Collected material:

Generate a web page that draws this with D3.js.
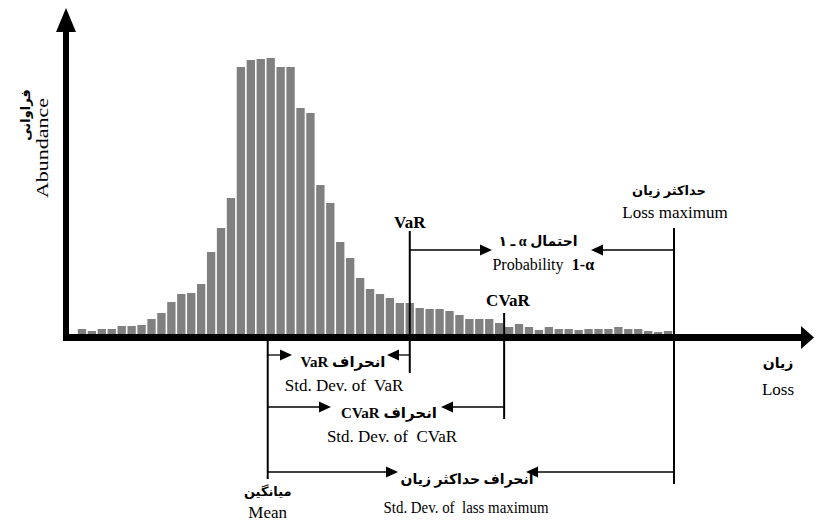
<!DOCTYPE html>
<html>
<head>
<meta charset="utf-8">
<script src="https://cdn.jsdelivr.net/npm/d3@7"></script>
<style>
  html, body { margin: 0; padding: 0; background: #fff; }
  svg { display: block; }
  .en { font-family: "Liberation Serif", "Times New Roman", serif; }
  .fa { font-family: "Liberation Serif", "DejaVu Sans", "Noto Sans", sans-serif; font-weight: bold; }
</style>
</head>
<body>
<svg id="chart" width="817" height="525"></svg>
<script>
// ---- data ----
// loss bins (index of each histogram bin)
const bins = d3.range(60);
// abundance of each bin
const abundance = [5, 3, 5, 5, 8, 8, 9, 15, 21, 32, 40, 41, 50, 82, 106, 136, 267, 274, 275, 276,
  267, 267, 226, 221, 149, 131, 92, 76, 56, 45, 40, 36, 31, 31, 26, 25, 25, 23, 19, 15,
  15, 15, 11, 7, 10, 7, 4, 7, 5, 5, 4, 5, 5, 5, 7, 5, 5, 3, 2, 3];
// marker positions on the loss axis (in bin units)
const markerNames = ["Mean", "VaR", "CVaR", "LossMax"];
const markerLoss = [19.2, 33.5, 43.0, 60.1];

// ---- scales ----
const svg = d3.select("#chart");
const x = d3.scaleLinear().domain([0, 60]).range([77, 673]);
const y = d3.scaleLinear().domain([0, 300]).range([334, 34]);
const m = {};
markerNames.forEach((n, i) => m[n] = x(markerLoss[i]));

// ---- bars ----
svg.append("g").selectAll("rect").data(bins).join("rect")
  .attr("x", d => x(d) + 0.8)
  .attr("width", d => x(d + 1) - x(d) - 1.6)
  .attr("y", d => y(abundance[d]))
  .attr("height", d => y(0) - y(abundance[d]))
  .attr("fill", "#808080");

// ---- axes ----
const axisG = svg.append("g");
axisG.append("line").attr("x1", 66).attr("x2", 66).attr("y1", 341).attr("y2", 28)
  .attr("stroke", "#000").attr("stroke-width", 6);
axisG.append("path").attr("d", "M56,32 L66,8 L76,32 Z").attr("fill", "#000");
axisG.append("line").attr("x1", 63).attr("x2", 804).attr("y1", 337.5).attr("y2", 337.5)
  .attr("stroke", "#000").attr("stroke-width", 7);
axisG.append("path").attr("d", "M801,326 L814,337.5 L801,349 Z").attr("fill", "#000");

// ---- marker vertical lines ----
const vlines = [
  ["Mean", 337, 479],
  ["VaR", 231, 373],
  ["CVaR", 313, 419],
  ["LossMax", 228, 484]
];
svg.append("g").selectAll("line").data(vlines).join("line")
  .attr("x1", d => m[d[0]]).attr("x2", d => m[d[0]])
  .attr("y1", d => d[1]).attr("y2", d => d[2])
  .attr("stroke", "#000").attr("stroke-width", 2);

// ---- arrows ----
function arrow(x1, x2, yy) {
  const dir = x2 > x1 ? 1 : -1;
  const L = 12, H = 5.5;
  svg.append("line").attr("x1", x1).attr("x2", x2 - dir * L).attr("y1", yy).attr("y2", yy)
    .attr("stroke", "#000").attr("stroke-width", 1.3);
  svg.append("path")
    .attr("d", `M${x2 - dir * L},${yy - H} L${x2},${yy} L${x2 - dir * L},${yy + H} Z`)
    .attr("fill", "#000");
}
arrow(m.VaR, 492, 250);
arrow(m.LossMax, 591, 250);
arrow(m.Mean, 292, 355);
arrow(m.VaR, 387, 355);
arrow(m.Mean, 331, 407);
arrow(m.CVaR, 441, 407);
arrow(m.Mean, 398, 472);
arrow(m.LossMax, 526, 472);

// ---- texts ----
function txt(s, xx, yy, cls, size, opts = {}) {
  const t = svg.append("text").attr("class", cls).attr("x", xx).attr("y", yy)
    .attr("text-anchor", opts.anchor || "middle")
    .attr("font-size", size).attr("fill", "#000").text(s);
  if (opts.bold) t.attr("font-weight", "bold");
  if (opts.rtl) t.attr("direction", "rtl");
  if (opts.rotate) t.attr("transform", `rotate(-90 ${xx} ${yy})`);
  if (opts.len) t.attr("textLength", opts.len).attr("lengthAdjust", "spacingAndGlyphs");
  return t;
}
const sp2 = "\u00a0 ";
// y axis label
txt("فراوانی", 30, 115, "fa", 13, { rotate: true, rtl: true });
txt("Abundance", 48, 148, "en", 17, { rotate: true, len: 100 });
// x axis label
txt("زیان", 778, 368, "fa", 14, { rtl: true });
txt("Loss", 778, 395, "en", 17);
// VaR / CVaR
txt("VaR", m.VaR, 228, "en", 17, { bold: true });
txt("CVaR", 508, 306, "en", 17, { bold: true });
// loss maximum
txt("حداکثر زیان", 669, 195, "fa", 13, { rtl: true });
txt("Loss maximum", 675, 218, "en", 17);
// probability
txt("احتمال α ـ ۱", 538, 246, "fa", 14, { rtl: true });
txt("Probability", 528, 270, "en", 16);
txt("1-α", 583, 270, "en", 16, { bold: true });
// std dev of VaR
txt("انحراف VaR", 343, 367, "fa", 15, { rtl: true });
txt("Std. Dev. of" + sp2 + "VaR", 344, 391, "en", 17);
// std dev of CVaR
txt("انحراف CVaR", 389, 418, "fa", 15, { rtl: true });
txt("Std. Dev. of" + sp2 + "CVaR", 392, 442, "en", 17);
// std dev of loss maximum
txt("انحراف حداکثر زیان", 467, 484, "fa", 14, { rtl: true });
txt("Std. Dev. of" + sp2 + "lass maximum", 466, 513, "en", 16, { len: 165 });
// mean
txt("میانگین", m.Mean, 496, "fa", 13, { rtl: true });
txt("Mean", m.Mean, 518, "en", 17);
</script>
</body>
</html>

Problem:
Transcribe the opening line of the listing above, please, and every line after it through the line with "markerNames.forEach((n, i) =>", word for word, without pictures.

Exercise response:
Generate a web page that draws this with D3.js.
<!DOCTYPE html>
<html>
<head>
<meta charset="utf-8">
<script src="https://cdn.jsdelivr.net/npm/d3@7"></script>
<style>
  html, body { margin: 0; padding: 0; background: #fff; }
  svg { display: block; }
  .en { font-family: "Liberation Serif", "Times New Roman", serif; }
  .fa { font-family: "Liberation Serif", "DejaVu Sans", "Noto Sans", sans-serif; font-weight: bold; }
</style>
</head>
<body>
<svg id="chart" width="817" height="525"></svg>
<script>
// ---- data ----
// loss bins (index of each histogram bin)
const bins = d3.range(60);
// abundance of each bin
const abundance = [5, 3, 5, 5, 8, 8, 9, 15, 21, 32, 40, 41, 50, 82, 106, 136, 267, 274, 275, 276,
  267, 267, 226, 221, 149, 131, 92, 76, 56, 45, 40, 36, 31, 31, 26, 25, 25, 23, 19, 15,
  15, 15, 11, 7, 10, 7, 4, 7, 5, 5, 4, 5, 5, 5, 7, 5, 5, 3, 2, 3];
// marker positions on the loss axis (in bin units)
const markerNames = ["Mean", "VaR", "CVaR", "LossMax"];
const markerLoss = [19.2, 33.5, 43.0, 60.1];

// ---- scales ----
const svg = d3.select("#chart");
const x = d3.scaleLinear().domain([0, 60]).range([77, 673]);
const y = d3.scaleLinear().domain([0, 300]).range([334, 34]);
const m = {};
markerNames.forEach((n, i) => m[n] = x(markerLoss[i]));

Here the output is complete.